Scientific excellence is the only criteria required to determine which facilities we should keep and which we should close - well first of all who's subjective view of excellence are we talking about? Most of the NUAP community thought insitu space physics was excellent, yet PPAN and above clearly thought it was less excellent than other things. Not to mention the status of Aurora.

Okay but in ten years time, what if space plasma physics might be excellent compared to the other stuff that we are funding? Well its too late then because we no longer have a capability in that field - we will have closed the door because of a myopic vision of how STFC should respond to squeezed finances. I could be talking about any field here, Nuclear for example. This is what a strategy should help to prevent.

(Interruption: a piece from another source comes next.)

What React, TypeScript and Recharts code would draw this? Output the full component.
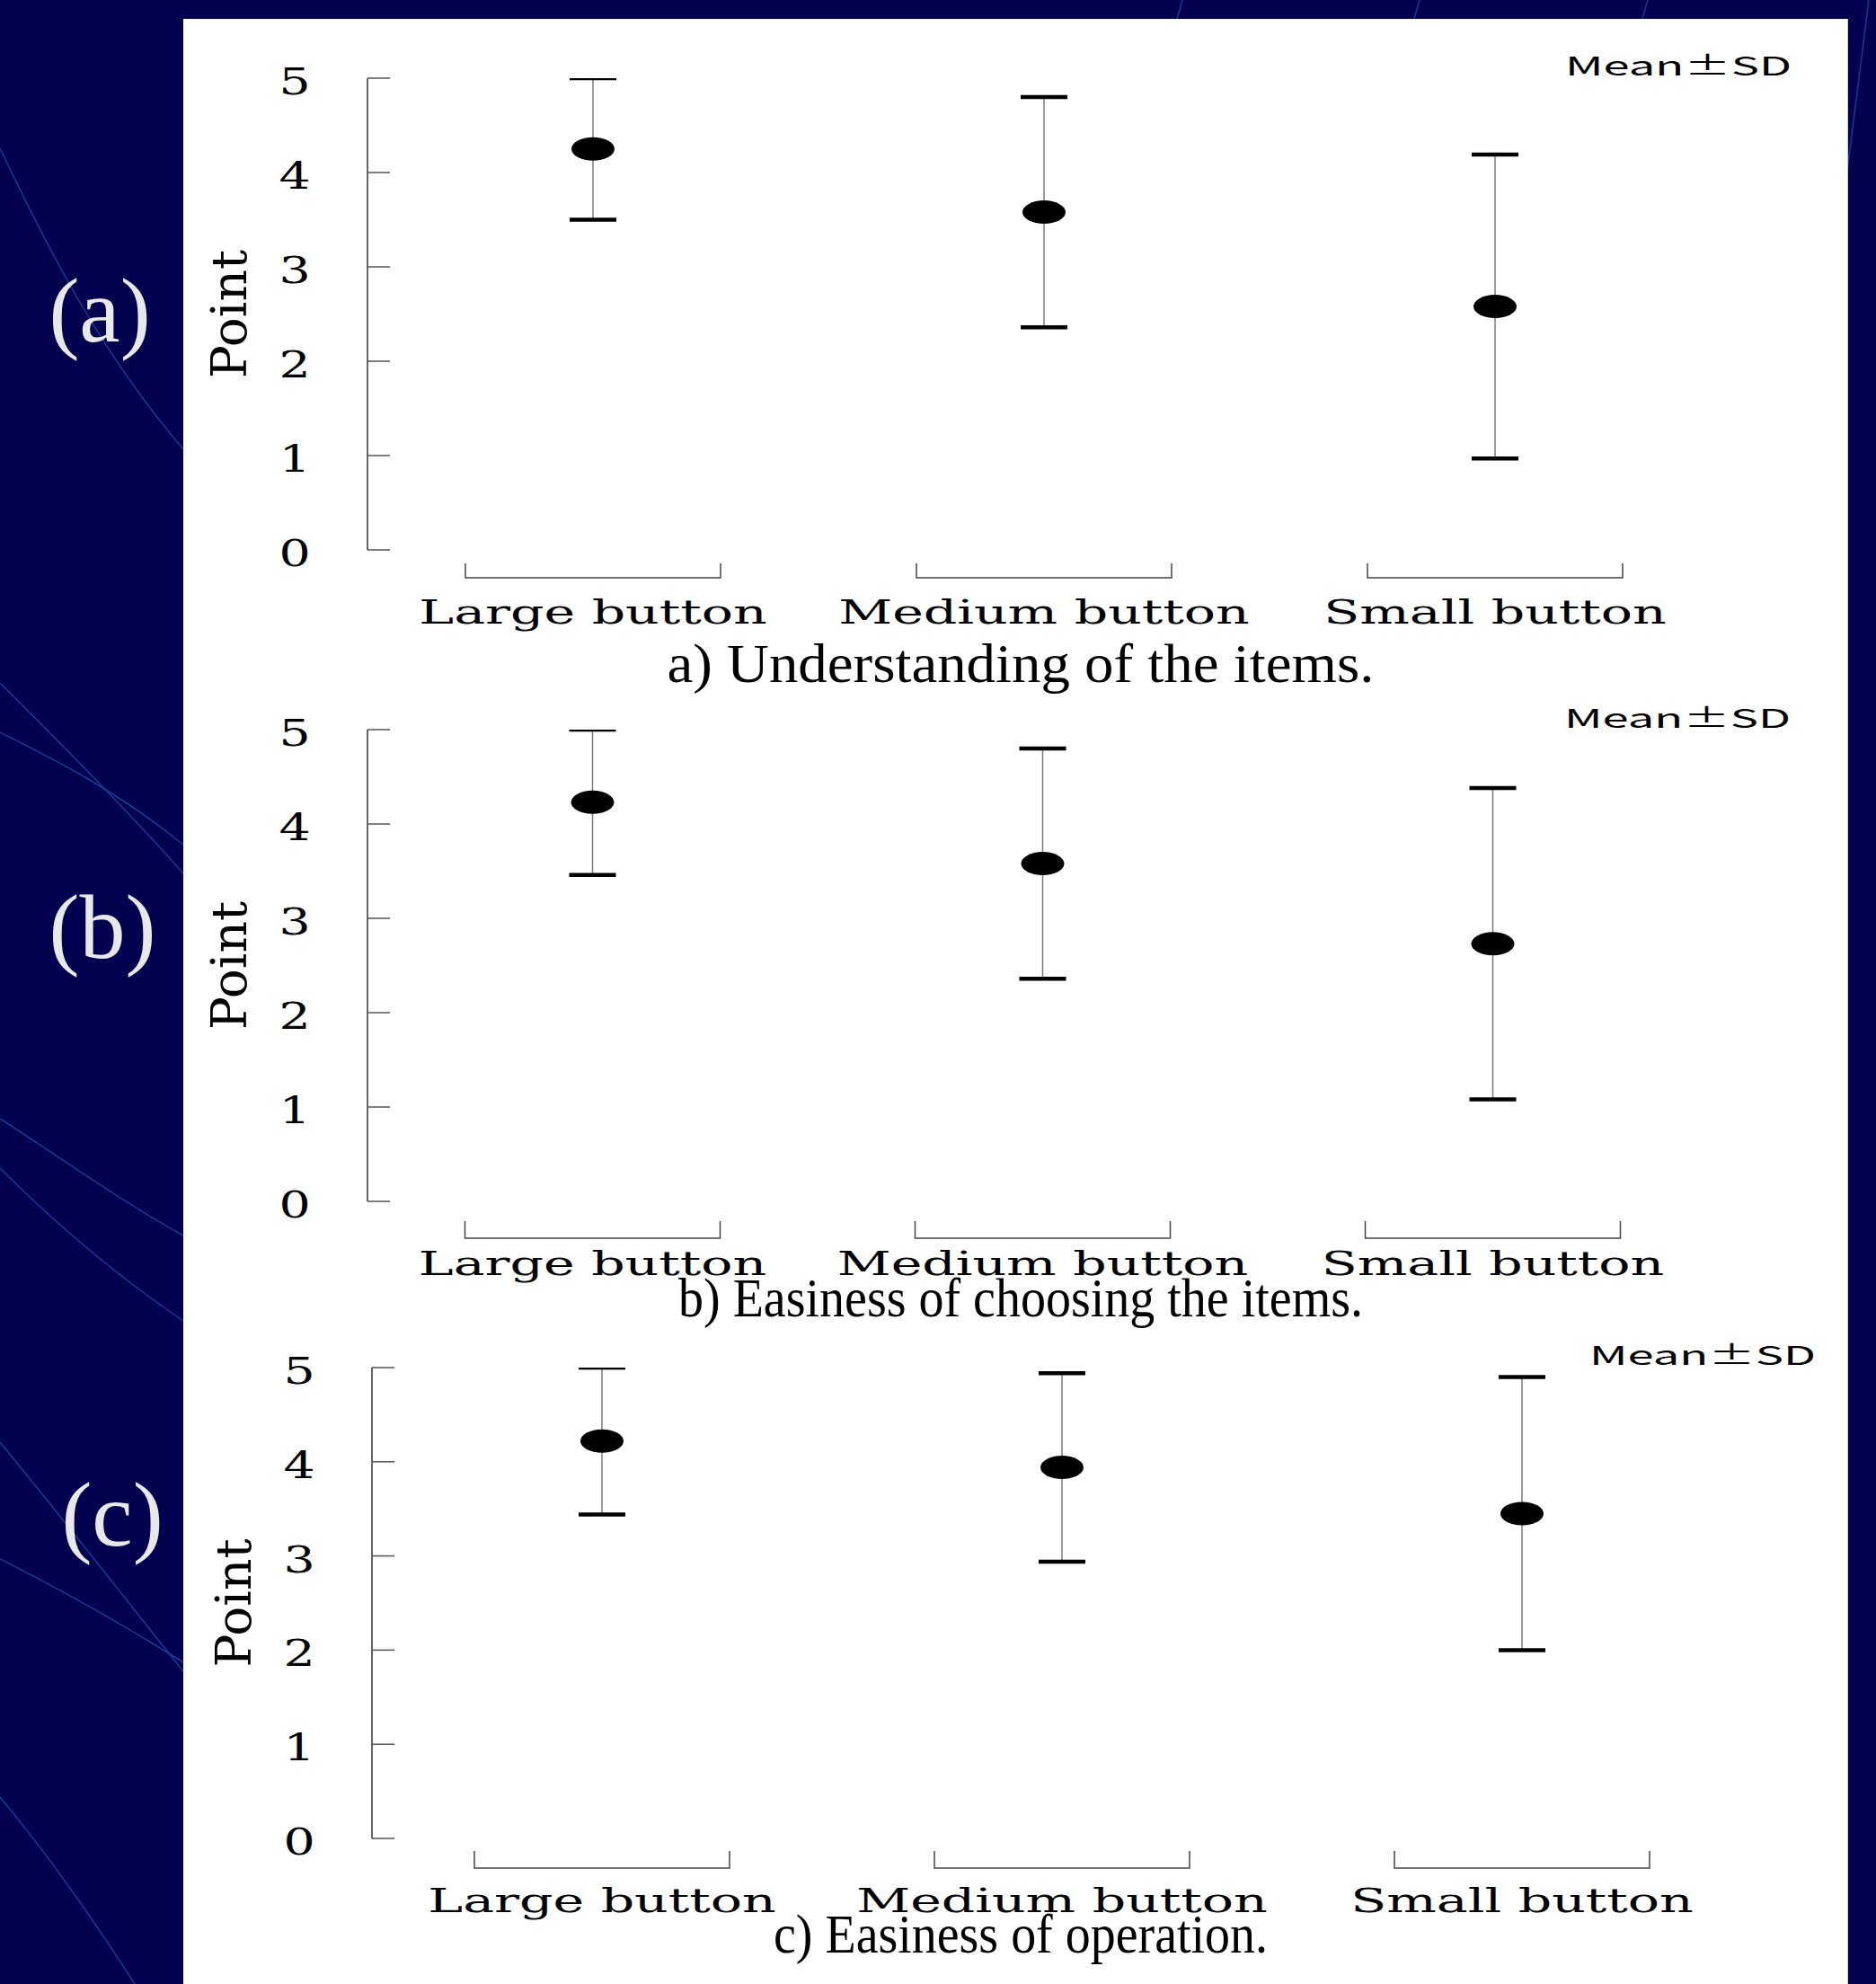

Pinning your science funding on just a few selected areas might work if your goal is to direct exactly what it is that people should be working on but is a route to catastrophic failure in terms of the evolution of scientific inquiry. It is an effective dead-end which will leave us behind the rest of the world (lets not get into the increased spending in the US and other places).

Scientific excellence is essential - we should not fund bum science just to keep things trundling along. But on the same score, one should not close down an excellent, productive, internationally recognised area of science because you feel that the programme needs more focus. Other research councils have both remit and strategy - its a sensible thing to do and it is appalling that STFC has made such far reaching and damaging decisions without the benefit of a strategy to guide them, especially after the advisory panels went to so much effort to create stratgies that could be merged.

Lack of a clear science strategy is dooming STFC science and sadly it is clear that although Lord Drayson wishes to fix some of the associated issues thsi will have no effect on the cuts that have already been announced.

They stand no matter how flawed the process was that got us there.